Overall, we want to pursue several questions related to electronic transactions. We would investigate if the conclusion of Jack and Suri about M-PESA lifting 2% of Kenyans from poverty is reproducible. Then, is M-Shwari giving Kenyans a chance to save, or are Kenyans ending up in greater debt? It seems clear that more Kenyans have access to a wider range of banking services because of M-PESA and M-Shwari and that there is more microfinance available to Kenyans. We would seek to show whether there is statistical significance in the numbers that are being briefly reported in the headlines.
We would be interested in the algorithms that M-Shwari is using to assess credit worthiness for the unbanked. Can such algorithms be altered to work in the other countries where M-PESA has a presence? Could new distributed ledger technologies (DLTs) like blockchain and directed acyclic graphs help in the storage and authentication of transaction data? Could DLT help with the CBA quasi-credit algorithms? Can such ideas be transferred to other countries, whether less developed or more developed? FDIC statistics show that about 7% of the United States is unbanked, for instance. Typical payday loans in the US incur a 521% APR, while M-Shwari’s rate is less than half of this. Do default rates correlate with quasi-credit scores? While questions about applicability to other countries would be mostly speculative, multiple regression may show which parameters are most relevant for success of programs like M-PESA and M-Shwari.
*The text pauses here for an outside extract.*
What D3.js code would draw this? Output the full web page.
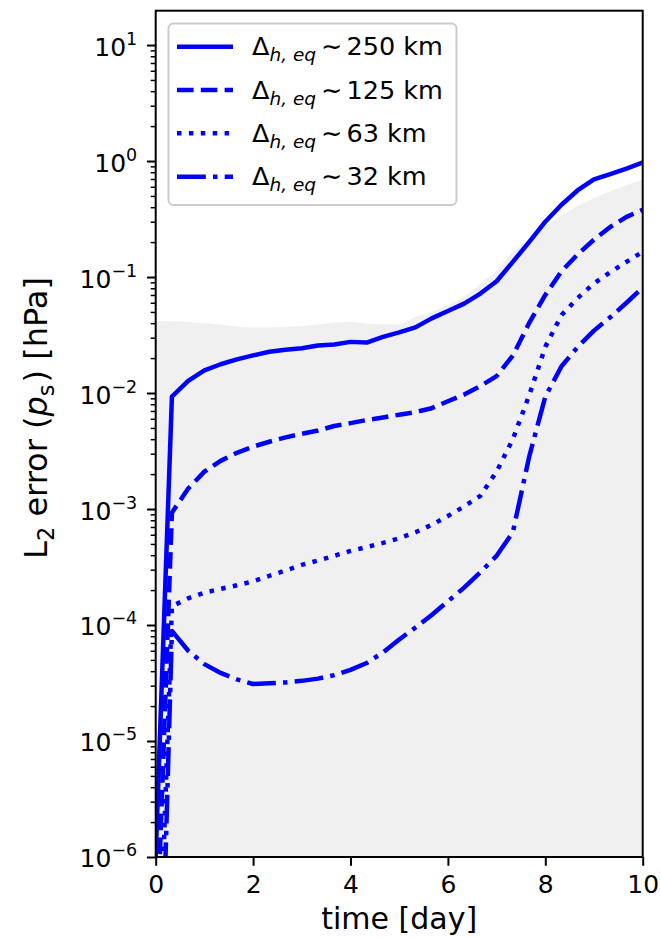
<html>
<head>
<title>L2 error ps</title>
<meta charset="utf-8">
<style type="text/css">
body { margin: 0; background: #fff; }
text { font-family: "DejaVu Sans", sans-serif; fill: #000; }
</style>
</head>
<body>
<script src="https://d3js.org/d3.v7.min.js"></script>
<script>

// time axis, one sample every 8 hours
var days = [0, 0.333, 0.667, 1, 1.333, 1.667, 2, 2.333, 2.667, 3, 3.333, 3.667,
            4, 4.333, 4.667, 5, 5.333, 5.667, 6, 6.333, 6.667, 7, 7.333, 7.667,
            8, 8.333, 8.667, 9, 9.333, 9.667, 10];

// L2 error of ps [hPa] per resolution
var err250 = [1.0e-6, 0.0093, 0.0127, 0.0157, 0.0177, 0.0195, 0.0211, 0.0227, 0.0236, 0.0243, 0.0257, 0.0262,
              0.0276, 0.0272, 0.0305, 0.0333, 0.0368, 0.044, 0.051, 0.059, 0.072, 0.092, 0.135, 0.2,
              0.3, 0.42, 0.56, 0.695, 0.77, 0.86, 0.97];
var err125 = [1.0e-7, 9.3e-4, 1.5e-3, 2.1e-3, 2.6e-3, 3.05e-3, 3.45e-3, 3.8e-3, 4.15e-3, 4.45e-3, 4.75e-3, 5.2e-3,
              5.5e-3, 5.85e-3, 6.15e-3, 6.5e-3, 6.85e-3, 7.4e-3, 8.5e-3, 9.7e-3, 0.0115, 0.014, 0.021, 0.04,
              0.07, 0.112, 0.157, 0.21, 0.27, 0.33, 0.38];
var err63 = [1.0e-8, 1.45e-4, 1.7e-4, 1.9e-4, 2.05e-4, 2.2e-4, 2.38e-4, 2.65e-4, 2.95e-4, 3.3e-4, 3.6e-4, 3.95e-4,
             4.35e-4, 4.7e-4, 5.1e-4, 5.6e-4, 6.3e-4, 7.3e-4, 8.7e-4, 1.05e-3, 1.3e-3, 2.1e-3, 4.0e-3, 9.5e-3,
             0.025, 0.047, 0.066, 0.088, 0.11, 0.135, 0.165];
var err32 = [1.0e-9, 8.9e-5, 6.0e-5, 4.6e-5, 3.86e-5, 3.4e-5, 3.1e-5, 3.15e-5, 3.2e-5, 3.3e-5, 3.45e-5, 3.7e-5,
             4.1e-5, 4.7e-5, 5.8e-5, 7.5e-5, 9.5e-5, 1.22e-4, 1.6e-4, 2.1e-4, 2.85e-4, 3.95e-4, 6.3e-4, 2.8e-3,
             9.3e-3, 0.017, 0.025, 0.0345, 0.045, 0.06, 0.081];

// upper edge of the grey shaded band
var band = [0.0418, 0.0415, 0.041, 0.0401, 0.0389, 0.0373, 0.0366, 0.0367, 0.0373, 0.0379, 0.0389, 0.0405,
            0.0412, 0.0397, 0.0389, 0.0389, 0.0452, 0.0499, 0.0574, 0.0673, 0.087, 0.113, 0.164, 0.213,
            0.275, 0.342, 0.409, 0.48, 0.55, 0.62, 0.695];

var labels = ["250 km", "125 km", "63 km", "32 km"];
var xTicks = [0, 2, 4, 6, 8, 10];
var yExp = [-6, -5, -4, -3, -2, -1, 0, 1];

var series = [err250, err125, err63, err32];
var dashes = ["none", "16.6,7.2", "4.5,7.4", "28.8,7.2,4.5,7.2"];

var margin = {top: 10.7, right: 18.3, bottom: 81, left: 155.7},
    width = 661 - margin.left - margin.right,
    height = 938 - margin.top - margin.bottom;

var x = d3.scaleLinear().domain([0, 10]).range([0, width]);
var y = d3.scaleLog().domain([1e-6, Math.pow(10, 1.296)]).range([height, 0]);

var svg = d3.select("body").append("svg")
    .attr("width", 661)
    .attr("height", 938)
    .append("g")
    .attr("transform", "translate(" + margin.left + "," + margin.top + ")");

svg.append("clipPath").attr("id", "plot")
  .append("rect").attr("width", width).attr("height", height);

var pts = days.map(function(d, i) { return {t: d, i: i}; });

// grey band
var area = d3.area()
    .x(function(d) { return x(d.t); })
    .y0(height)
    .y1(function(d) { return y(band[d.i]); });
svg.append("path")
    .datum(pts)
    .attr("clip-path", "url(#plot)")
    .attr("d", area)
    .style("fill", "#f0f0f0");

// error curves
series.forEach(function(s, k) {
  var line = d3.line()
      .x(function(d) { return x(d.t); })
      .y(function(d) { return y(s[d.i]); });
  svg.append("path")
      .datum(pts)
      .attr("clip-path", "url(#plot)")
      .attr("d", line)
      .style("fill", "none")
      .style("stroke", "#0000ff")
      .style("stroke-width", 4.5)
      .style("stroke-linejoin", "round")
      .style("stroke-linecap", k == 0 ? "square" : "butt")
      .style("stroke-dasharray", dashes[k]);
});

// x axis
var xa = svg.append("g")
    .attr("transform", "translate(0," + height + ")")
    .call(d3.axisBottom(x).tickValues(xTicks).tickSize(8.75).tickPadding(9.5).tickFormat(d3.format("d")));
xa.select(".domain").remove();
xa.selectAll("line").style("stroke-width", 2);
xa.selectAll("text").style("font-size", "25px").attr("font-family", null);

// y axis, major + minor ticks
var minor = [];
yExp.slice(0, -1).forEach(function(e) {
  for (var m = 2; m < 10; m++) minor.push(m * Math.pow(10, e));
});
minor.push(2e1);
minor = minor.filter(function(v) { return v <= y.domain()[1]; });

var ym = svg.append("g")
    .call(d3.axisLeft(y).tickValues(minor).tickSize(5).tickFormat(""));
ym.select(".domain").remove();
ym.selectAll("line").style("stroke-width", 1.5);

var ya = svg.append("g")
    .call(d3.axisLeft(y).tickValues(yExp.map(function(e) { return Math.pow(10, e); }))
      .tickSize(8.75).tickFormat(""));
ya.select(".domain").remove();
ya.selectAll("line").style("stroke-width", 2);

yExp.forEach(function(e) {
  var t = svg.append("text")
      .attr("x", -18.5)
      .attr("y", y(Math.pow(10, e)) + 10.5)
      .attr("text-anchor", "end")
      .style("font-size", "25px");
  t.append("tspan").text("10");
  t.append("tspan").attr("dy", -11).style("font-size", "17.5px")
      .text(e < 0 ? "\u2212" + (-e) : e);
});

// frame
svg.append("rect")
    .attr("width", width).attr("height", height)
    .style("fill", "none").style("stroke", "#000").style("stroke-width", 2);

// axis labels
svg.append("text")
    .attr("text-anchor", "middle")
    .attr("x", width / 2)
    .attr("y", height + 72)
    .style("font-size", "30px")
    .text("time [day]");

var yl = svg.append("text")
    .attr("text-anchor", "middle")
    .attr("transform", "translate(" + (47 - margin.left) + "," + (418 - margin.top) + ") rotate(-90)")
    .style("font-size", "32px");
yl.append("tspan").text("L");
yl.append("tspan").attr("dy", 7).style("font-size", "22.5px").text("2");
yl.append("tspan").attr("dy", -7).text(" error (");
yl.append("tspan").style("font-style", "italic").text("p");
yl.append("tspan").attr("dy", 7).style("font-size", "22.5px").text("s");
yl.append("tspan").attr("dy", -7).attr("dx", 2).text(") [hPa]");

// legend
var lg = svg.append("g").attr("transform", "translate(" + (-margin.left) + "," + (-margin.top) + ")");
lg.append("rect")
    .attr("x", 168.5).attr("y", 23.5)
    .attr("width", 288).attr("height", 181.5)
    .attr("rx", 5)
    .style("fill", "#fff").style("fill-opacity", 0.8)
    .style("stroke", "#cccccc").style("stroke-width", 2);

labels.forEach(function(l, k) {
  var ly = 46.7 + k * 43.33;
  lg.append("line")
      .attr("x1", 177).attr("x2", 233)
      .attr("y1", ly).attr("y2", ly)
      .style("stroke", "#0000ff")
      .style("stroke-width", 4.5)
      .style("stroke-dasharray", dashes[k]);
  var t = lg.append("text")
      .attr("x", 252)
      .attr("y", ly + 8.5)
      .style("font-size", "25.5px");
  t.append("tspan").text("\u0394");
  t.append("tspan").attr("dy", 6).style("font-size", "18.5px").style("font-style", "italic").text("h, eq");
  t.append("tspan").attr("dy", -6).attr("dx", 5).text("\u223c");
  t.append("tspan").attr("dx", 4).text(l);
});

</script>
</body>
</html>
We could then use data from other countries to determine if success is predicted.
Because there are a multitude of problems in myriad areas, we seek students at all levels of mathematical preparation. At a minimum an applicant should have completed single variable differential and integral calculus. Having succeeded in courses in statistics or probability would be helpful, and exposure to logic, differential equations, programming, linear algebra or multivariable calculus would likewise be useful.